Samuel Richardson’s Unrealistic Pamela
Pamela and Shamela are the books where the same character is portrayed in a radically different ways. I have chosen these two books for my final paper. My aim in the paper will be to convince you that Henry Fielding’s parody is more than an inversion of Pamela, it is an exposure to Samuel Richardson’s use of unreliable language to show the realistic image of virtue.
Pamela is a book written in an epistolary form where our protagonist is displayed as virtuous, young yet courageous. It is a widely popular story where a young maid falls victim of sexual harassment by her master who belongs to an upper social class. With the series of the epistles, she walks us through numerous innocent attempts of her that results not only in the successful transformations of an evil rich squire into a gentlemen but also a life of poor fifteen year old maid that ends with happily ever after.

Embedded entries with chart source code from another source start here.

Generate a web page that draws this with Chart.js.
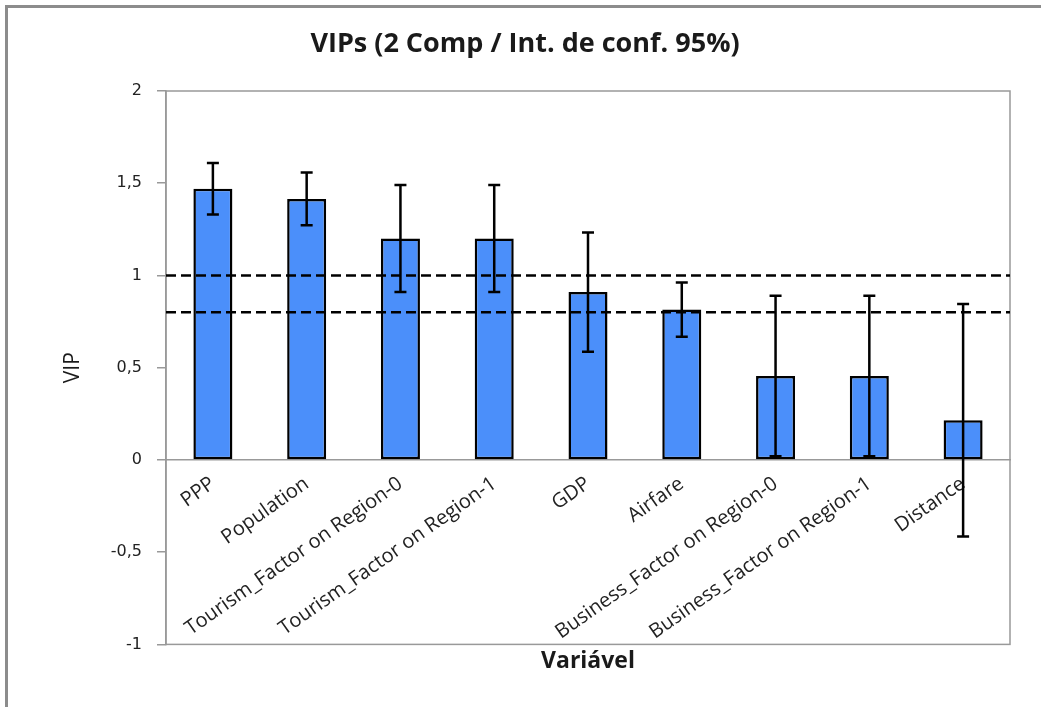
<!DOCTYPE html>
<html>
<head>
<meta charset="utf-8">
<title>VIPs</title>
<script src="https://cdn.jsdelivr.net/npm/chart.js@4"></script>
<style>
  html, body { margin: 0; padding: 0; background: #fff; overflow: hidden; }
  #wrap { position: relative; width: 1041px; height: 707px; }
  #frame {
    position: absolute; left: 5px; top: 5px; width: 1100px; height: 800px;
    border-left: 3px solid #8c8c8c; border-top: 3px solid #8c8c8c;
  }
  #myChart { position: absolute; left: 0; top: 0; }
</style>
</head>
<body>
<div id="wrap">
  <div id="frame"></div>
  <canvas id="myChart" width="1041" height="707"></canvas>
</div>
<script>
const variables = [
  "PPP",
  "Population",
  "Tourism_Factor on Region-0",
  "Tourism_Factor on Region-1",
  "GDP",
  "Airfare",
  "Business_Factor on Region-0",
  "Business_Factor on Region-1",
  "Distance",
];
const vipValues = [1.47, 1.415, 1.2, 1.2, 0.91, 0.815, 0.455, 0.455, 0.215];
// half width of the 95% confidence interval
const vipErrors = [0.14, 0.143, 0.29, 0.29, 0.323, 0.147, 0.435, 0.435, 0.63];
const thresholds = [1, 0.8];
const yTicks = { min: -1, max: 2, step: 0.5 };

const axisGray = "#999";

const plotFrame = {
  id: "plotFrame",
  beforeDatasetsDraw(chart) {
    const { ctx, chartArea } = chart;
    ctx.save();
    ctx.strokeStyle = axisGray;
    ctx.lineWidth = 1.5;
    ctx.strokeRect(chartArea.left, chartArea.top, chartArea.right - chartArea.left, chartArea.bottom - chartArea.top);
    ctx.restore();
  },
};

const overlays = {
  id: "overlays",
  afterDatasetsDraw(chart) {
    const { ctx, chartArea } = chart;
    const x = chart.scales.x;
    const y = chart.scales.y;

    // dashed reference lines
    ctx.save();
    ctx.strokeStyle = "#000";
    ctx.lineWidth = 2.5;
    ctx.setLineDash([10, 5]);
    thresholds.forEach((t) => {
      const py = y.getPixelForValue(t);
      ctx.beginPath();
      ctx.moveTo(chartArea.left, py);
      ctx.lineTo(chartArea.right, py);
      ctx.stroke();
    });
    ctx.restore();

    // error bars
    ctx.save();
    ctx.strokeStyle = "#000";
    ctx.lineWidth = 2.5;
    const cap = 6;
    vipValues.forEach((v, i) => {
      const px = x.getPixelForValue(i);
      const top = y.getPixelForValue(v + vipErrors[i]);
      const bottom = y.getPixelForValue(v - vipErrors[i]);
      ctx.beginPath();
      ctx.moveTo(px, top);
      ctx.lineTo(px, bottom);
      ctx.moveTo(px - cap, top);
      ctx.lineTo(px + cap, top);
      ctx.moveTo(px - cap, bottom);
      ctx.lineTo(px + cap, bottom);
      ctx.stroke();
    });
    ctx.restore();
  },
};

const chart = new Chart("myChart", {
  type: "bar",
  data: {
    labels: variables,
    datasets: [
      {
        data: vipValues,
        backgroundColor: "#4b8ffa",
        borderColor: "#000",
        borderWidth: 2.5,
        borderSkipped: false,
        barPercentage: 0.416,
        categoryPercentage: 1,
        xAxisID: "x",
      },
    ],
  },
  options: {
    responsive: false,
    animation: false,
    layout: { padding: { left: 40, right: 31, top: 0, bottom: 25 } },
    plugins: {
      legend: { display: false },
      tooltip: { enabled: false },
      title: {
        display: true,
        text: "VIPs (2 Comp / Int. de conf. 95%)",
        color: "#1a1a1a",
        font: { family: "'Open Sans', sans-serif", size: 27, weight: "bold" },
        padding: { top: 28, bottom: 30.6 },
      },
    },
    scales: {
      x: {
        type: "category",
        position: { y: 0 },
        grid: { display: false, drawTicks: false },
        border: { display: true, color: axisGray, width: 1.5 },
        ticks: {
          autoSkip: false,
          minRotation: 35,
          maxRotation: 35,
          padding: 12,
          color: "#222",
          font: { family: "'Open Sans', sans-serif", size: 20 },
        },
      },
      x2: {
        type: "category",
        position: "bottom",
        grid: { display: false, drawTicks: false },
        border: { display: false },
        ticks: { display: false },
        title: {
          display: true,
          text: "Variável",
          color: "#1a1a1a",
          font: { family: "'Open Sans', sans-serif", size: 23, weight: "bold" },
          padding: { top: 3, bottom: 7 },
        },
      },
      y: {
        min: yTicks.min,
        max: yTicks.max,
        afterFit(scale) {
          scale.width = 126;
        },
        grid: { drawOnChartArea: false, tickLength: 9, color: axisGray, lineWidth: 1.5 },
        border: { display: true, color: axisGray, width: 1.5 },
        ticks: {
          stepSize: yTicks.step,
          padding: 15,
          color: "#222",
          font: { family: "'DejaVu Sans', sans-serif", size: 16 },
          callback: (value) => String(value).replace(".", ","),
        },
        title: {
          display: true,
          text: "VIP",
          color: "#1a1a1a",
          font: { family: "'Open Sans', sans-serif", size: 21 },
          padding: { top: 20, bottom: 0 },
        },
      },
    },
  },
  plugins: [plotFrame, overlays],
});
</script>
</body>
</html>
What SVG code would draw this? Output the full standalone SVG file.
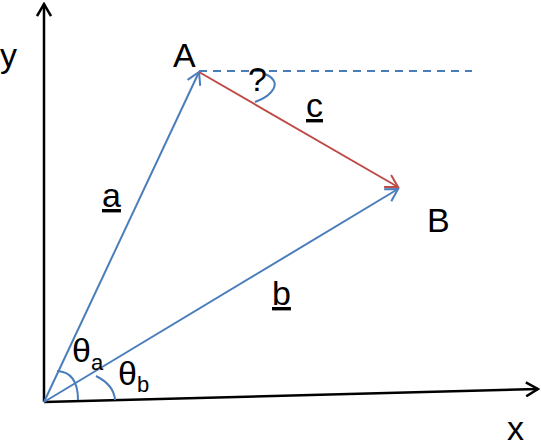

On the other hand, Shamela is although written in an epistolary form, however consists of letters from characters involved in and out of the story. The same girl Pamela by Samuel Richardson is unveiled as the exact opposite by Henry Fielding. Shamela is exposed as a crafty, cunning, unfaithful and wholly designing gold digger.
Henry Fielding is painting a picture of a young and so called virtuous servant whose resemblance to Pamela is slim to none. However, I think Fielding’s parody of Richardson’s Pamela is not what it seems in the public eye. It could be said that Henry Fielding is urging his readers to come to senses that the one deceiving the world isn’t Pamela but Samuel Richardson.
In Pamela, Richardson follows a technique where the heroine of the story writes letters in the present tense. This is Richardson’s style of “writing in the moment”. I will be using excerpts from Fielding’s Shamela to show the falsity in the idea of “writing to the moment” that Richardson follows . As Pamela is a collection of number of letters, it simply sugar-coats the vulgarity in the form of romance or disguises it without the use of an explicit language. I will be analyzing it deeper and interpreting the real meaning of it in the words as mentioned in Fielding’s Shamela. Moreover, taking characters just as it is from Pamela with slight changes in their names or persona such as Shamela instead of Pamela, Mr. Booby instead of Mr. B, old righteous mother of Pamela into conniving woman which is another way of Fielding’s stripping away the characters to help readers deal with the recognition problems.
Furthermore, Henry Fielding’s Shamela to me is a representation of erotic romance novel to some extent more than just a parody. I think it is Fielding’s striking way of bone picking with Richardson. The use of explicit language within the story and morally undermining Shamela as an anti-heroine invokes the idea of how strongly Fielding is disturbed by the unrealistic concept of virtue that Richardson has abused to fool his readers.